LONDON, Sept 2 (Reuters) - Women who smoke during pregnancy can
increase their baby's risk of developing attention deficit disorder
and learning difficulties, Swedish scientists said on Wednesday.

Researchers have already shown that pregnant smokers can pass on
cancer-causing substances to their unborn children. A study by doctors
at Gotenburg University in Sweden has now linked the tobacco habit to
neurological disorders in children.

Attention deficit disorder (ADHD) causes hyperactivity and an
inability to concentrate.
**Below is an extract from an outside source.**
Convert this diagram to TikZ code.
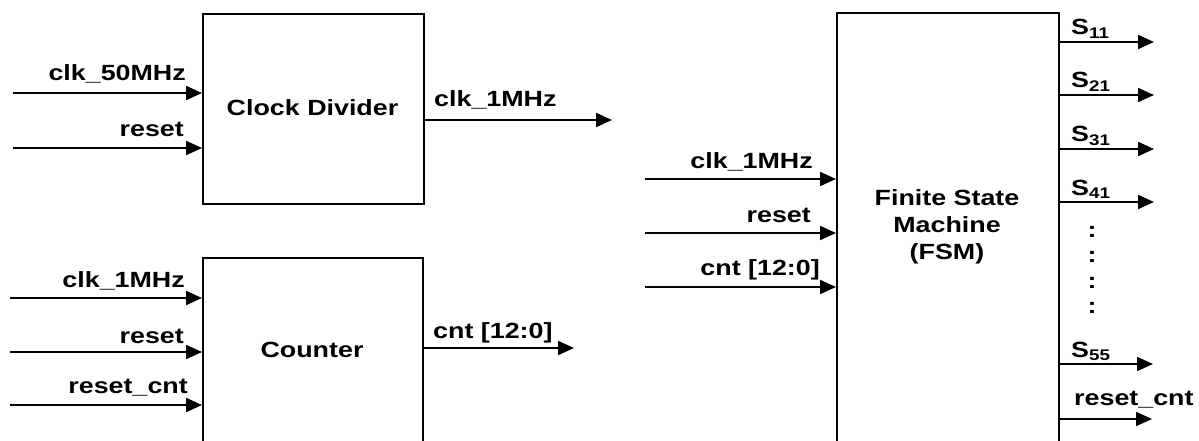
\documentclass[tikz,border=0pt]{standalone}
\usepackage{fontspec}
\setmainfont{Liberation Sans}
\usetikzlibrary{arrows.meta}
\newcommand{\lbl}[1]{\scalebox{1.22}[1]{\bfseries #1}}
\tikzset{
  blk/.style={draw, line width=2.2pt, inner sep=0pt, anchor=north west},
  sig/.style={line width=2pt, -{Triangle[length=16pt,width=14pt]}},
  txt/.style={inner sep=0pt, font=\fontsize{22}{27}\selectfont},
}
\begin{document}
\begin{tikzpicture}[x=1pt,y=-1pt]
\useasboundingbox (0,0) rectangle (1199,441);
\clip (0,0) rectangle (1199,441);
% blocks
\node[blk, minimum width=221pt, minimum height=190pt] (cd) at (202,13) {};
\node[txt] (cdt) at (312.5,108) {\lbl{Clock Divider}};
\node[blk, minimum width=220pt, minimum height=240pt] (ctr) at (202,257) {};
\node[txt] (ctrt) at (312,350) {\lbl{Counter}};
\node[blk, minimum width=222pt, minimum height=460pt] (fsm) at (836,12) {};
\node[txt, align=center] (fsmt) at (947,227) {\lbl{Finite State}\\\lbl{Machine}\\\lbl{(FSM)}};
% clock divider
\coordinate (a1) at (13,93);
\coordinate (a2) at (13,148);
\coordinate (a3) at (612,120);
\draw[sig] (a1) -- (a1 -| cd.west);
\draw[sig] (a2) -- (a2 -| cd.west);
\draw[sig] (a3 -| cd.east) -- (a3);
\node[txt, anchor=base east] (la1) at (186,81) {\lbl{clk\_50MHz}};
\node[txt, anchor=base east] (la2) at (184,137) {\lbl{reset}};
\node[txt, anchor=base west] (la3) at (434,107) {\lbl{clk\_1MHz}};
% counter
\coordinate (b1) at (10,298);
\coordinate (b2) at (10,352);
\coordinate (b3) at (10,405);
\coordinate (b4) at (574,348);
\draw[sig] (b1) -- (b1 -| ctr.west);
\draw[sig] (b2) -- (b2 -| ctr.west);
\draw[sig] (b3) -- (b3 -| ctr.west);
\draw[sig] (b4 -| ctr.east) -- (b4);
\node[txt, anchor=base east] (lb1) at (185,287) {\lbl{clk\_1MHz}};
\node[txt, anchor=base east] (lb2) at (184,343) {\lbl{reset}};
\node[txt, anchor=base east] (lb3) at (188,393) {\lbl{reset\_cnt}};
\node[txt, anchor=base west] (lb4) at (433,338) {\lbl{cnt [12:0]}};
% fsm inputs
\coordinate (c1) at (645,179);
\coordinate (c2) at (645,233);
\coordinate (c3) at (645,287);
\draw[sig] (c1) -- (c1 -| fsm.west);
\draw[sig] (c2) -- (c2 -| fsm.west);
\draw[sig] (c3) -- (c3 -| fsm.west);
\node[txt, anchor=base east] (lc1) at (813,168) {\lbl{clk\_1MHz}};
\node[txt, anchor=base east] (lc2) at (811,222) {\lbl{reset}};
\node[txt, anchor=base east] (lc3) at (820,275) {\lbl{cnt [12:0]}};
% fsm outputs
\coordinate (d1) at (1154,42);
\coordinate (d2) at (1154,95);
\coordinate (d3) at (1154,149);
\coordinate (d4) at (1154,202);
\coordinate (d5) at (1153,364);
\coordinate (d6) at (1152,419);
\foreach \p in {d1,d2,d3,d4,d5,d6} \draw[sig] (\p -| fsm.east) -- (\p);
\node[txt, anchor=base west] (ld1) at (1071,35) {\lbl{S\textsubscript{11}}};
\node[txt, anchor=base west] (ld2) at (1071,88) {\lbl{S\textsubscript{21}}};
\node[txt, anchor=base west] (ld3) at (1071,142) {\lbl{S\textsubscript{31}}};
\node[txt, anchor=base west] (ld4) at (1071,195) {\lbl{S\textsubscript{41}}};
\node[txt, anchor=base west] (ld5) at (1071,357) {\lbl{S\textsubscript{55}}};
\node[txt, anchor=base west] (ld6) at (1074,405) {\lbl{reset\_cnt}};
\node[txt, anchor=base] (dot1) at (1092,237) {\lbl{:}};
\node[txt, anchor=base] (dot2) at (1092,262) {\lbl{:}};
\node[txt, anchor=base] (dot3) at (1092,288) {\lbl{:}};
\node[txt, anchor=base] (dot4) at (1092,313) {\lbl{:}};
\end{tikzpicture}
\end{document}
Deficits in attention, motor control and
perception -- commonly referred to as DAMP -- describe youngsters who
have learning and motion problems but are not mentally retarded.

Although both conditions are common in children, Professor Christopher
Gillberg and colleagues in the department of child and adolescent
psychiatry at Gotenburg University found that children were more
likely to suffer from attention deficit disorder and DAMP if their
mothers smoked during pregnancy.

``Improved maternal health care, including the prevention of smoking
during pregnancy, could lead to a reduction in the rate of language
and behaviour problems and a reduction in DAMP in the general
population,'' they said in research published in the Archives of
Disease in Childhood, a monthly medical journal.

Their study of 62 six-year-old children with deficit disorders and a
control group of healthy youngsters showed that twice as many in the
deficits group had mothers who smoked during pregnancy.

Stomach and sleep problems were also more common in the deficits group
and two-thirds of the children also had language difficulties.

``Our finding of an association of DAMP and a higher rate of ADHD
symptoms with maternal smoking during pregnancy agrees with other
studies of ADHD and so-called minimal brain dysfunction syndrome, a
disorder similar to DAMP,'' the researchers added.

Millions of children around the world suffer from the conditions,
which are treated with drugs and a new therapy called neurofeedback
which focuses on rebalancing the brain waves of the children and
teaching them to concentrate.

The treatment is based on the theory that ADHD children produce too
many theta brain waves, slow brain waves associated with inattention,
and not enough beta waves involved in concentration.

Studies have also shown that smoking increases a woman's risk of
having a low-birthweight child and is associated with a greater chance
of sudden infant death syndrome, or cot death.

Despite the negative effects of smoking during pregnancy, up to 61
percent of women smokers do not give up the habit during pregnancy.